Aux assises du Journalisme à Metz, le cinéaste Yves Jeuland avait présenté en avant-première son film alors intitulé Ainsi va le Monde, après une expérience d’immersion au sein de la rédaction du quotidien. Rebaptisé Les gens du Monde, le documentaire sort aujourd’hui en salle.
Yves Jeuland est un cinéaste de talent déjà auteur de nombreux documentaires dont un prodigieux portrait de Georges Frêche « Le Président ». Il s’est immergé dans la rédaction du quotidien seul, « à la fois réalisateur, cameraman et preneur de son » pendant cinq mois en 2012 à l’occasion de l’élection présidentielle. Avec deux parti-pris : pas d’entretiens pour éviter la proximité, pas d’images volées pour éviter le voyeurisme. Le résultat est passionnant pour qui s’intéresse à la presse de près ou de loin.
Le film est dédié à Erik Izraelewicz, disparu fin 2012, qui avait autorisé Jeuland à tourner. Sa figure paternelle incarne un consensus parfois difficile à trouver. Car la vie du journaliste politique n’est pas simple en période électorale. Tiraillé entre les « pools », véritables « poulaillers » organisés par les deux grands candidats et ses obligations d’investigation, devant résister à un peu trop de proximité avec le candidat suivi, twittant, écrivant pour le journal, la version numérique mais aussi pour son blog.

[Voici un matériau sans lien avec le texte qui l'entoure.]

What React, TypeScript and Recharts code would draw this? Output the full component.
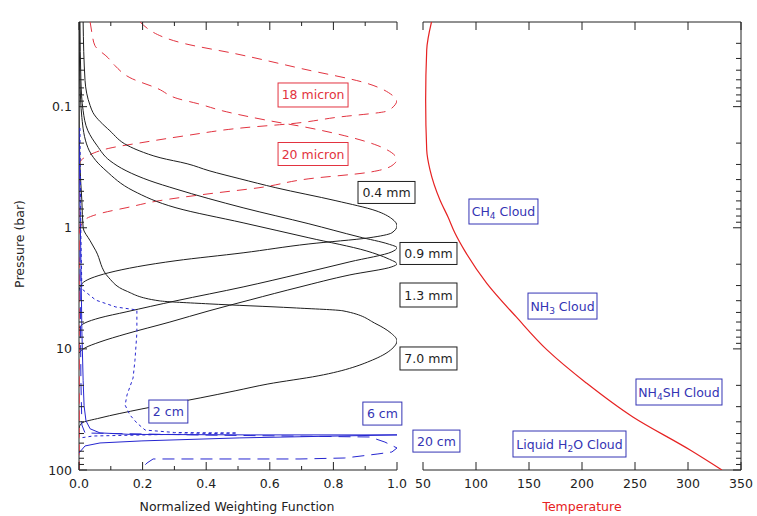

Certaines figures crèvent l’écran : Didier Pourquery avec son visage matois, son reste d’accent du sud-ouest et sa grande expérience ; le duo de grands reporters Raphaëlle Bacqué et Ariane Chemin, vives et aiguisées, le « couple » rubricard Revault d’Allones/Thomas Wieder qui suit Hollande, sans oublier le comique involontaire et la trogne allumée de Caroline Monnot.
Nous assistons au quotidien, presque minute par minute, à la confection du journal. Faut-il prévoir la « nécro » de Michel Rocard, victime d’un AVC ? (il survivra). Peut-on mettre en parallèle Marine Le Pen et Jean-Luc Mélenchon ? Le journal doit-il appeler clairement à voter Hollande au deuxième tour ? Ceux qui suivent Hollande et la plupart des plus jeunes sont contre ; la vieille garde, dont Josyane Savigneau, est pour « la gauche qui défend nos valeurs ». Le directeur écrira finalement un éditorial mesuré appelant… à ne pas voter Sarkozy.
Un regard parfois trop bienveillant mais un exercice d’équilibriste assez réussi.